Evangelho de Nosso Senhor Jesus Cristo segundo São Mateus
(Mc 6, 17-29)
Naquele tempo, Herodes tinha mandado prender João, e colocá-lo acorrentado na prisão. Fez isso por causa de Herodíades, mulher de seu irmão Filipe, com quem se tinha casado. João dizia a Herodes: “Não te é permitido ficar com a mulher do teu irmão”. Por isso Herodíades o odiava e queria matá-lo, mas não podia. Com efeito, Herodes tinha medo de João, pois sabia que ele era justo e santo, e por isso o protegia. Gostava de ouvi-lo, embora ficasse embaraçado quando o escutava.
Finalmente, chegou o dia oportuno. Era o aniversário de Herodes, e ele fez um grande banquete para os grandes da corte, os oficiais e os cidadãos importantes da Galileia. A filha de Herodíades entrou e dançou, agradando a Herodes e seus convidados. Então o rei disse à moça: “Pede-me o que quiseres e eu te darei”. E lhe jurou dizendo: “Eu te darei qualquer coisa que me pedires, ainda que seja a metade do meu reino”.
Ela saiu e perguntou à mãe: “O que vou pedir?” A mãe respondeu: “A cabeça de João Batista”. E, voltando depressa para junto do rei, pediu: “Quero que me dês agora, num prato, a cabeça de João Batista”. O rei ficou muito triste, mas não pôde recusar. Ele tinha feito o juramento diante dos convidados. Imediatamente, o rei mandou que um soldado fosse buscar a cabeça de João. O soldado saiu, degolou-o na prisão, trouxe a cabeça num prato e a deu à moça. Ela a entregou à sua mãe. Ao saberem disso, os discípulos de João foram lá, levaram o cadáver e o sepultaram.
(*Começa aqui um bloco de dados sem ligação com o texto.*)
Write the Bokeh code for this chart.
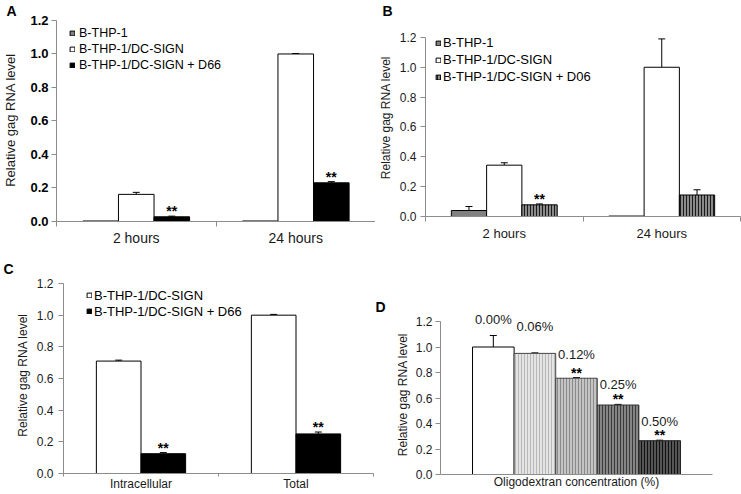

O martírio de S. João Batista é um desses episódios bíblicos que muito nos impressionam, mas que nos podem induzir em erro, se não os soubermos ler da forma devida. Há, com efeito, quem pense ser João Batista semelhante aos heróis da história profana que, seja por temperamento, seja por pressão das circunstâncias, se viram na delicada situação de escolher entre o sacrifício da própria vida e a concessão medrosa nos princípios mais caros. Há, sem dúvida, muito que admirar na história daqueles homens e mulheres que, para não cometer uma injustiça, preferiram sofrer uma, e a das mais graves. No entanto, a morte do Precursor de Cristo não é o simples testemunho de uma consciência reta, intransigente, que se mantém, firme e inabalável, em seus valores: é, antes, a prova última de um amor de que ser humano algum é capaz por si mesmo, já que só a graça divina pode dar ao homem a capacidade de enfrentar a morte, precedida às vezes de tormentos esquisitíssimos (que fariam tremer os mais valorosos guerreiros), por amor a Jesus Cristo. O Batista, que pregara durante toda a vida um batismo de penitência, só pôde selar seu ministério com o próprio sangue porque, antes mesmo de vir à luz, já o Espírito Santo lhe havia infundido a graça divina (cf. Lc 1, 41), acompanhada de todo o cortejo de virtudes infusas e sobrenaturais que, elevando o homem acima do próprio homem, o tornam apto para agir de forma divina, capaz de entregar todos os bens da natureza para não perder a caridade, o vínculo da perfeição, alfa e ômega de todas coisas (cf. Col 3, 14). A memória de hoje, por conseguinte, nos deve dar a um só tempo uma grande e salutar desconfiança das nossas forças, porque, abandonados a nós mesmos, facilmente negaríamos a Cristo para evitar o martírio e, ainda que o sofrêssemos, sem a caridade sobrenatural que se oferece em sacrifício, de nada nos aproveitaria a morte física, e também uma inquebrantável confiança na virtude da graça divina, que é a nossa única e eficaz suficiência.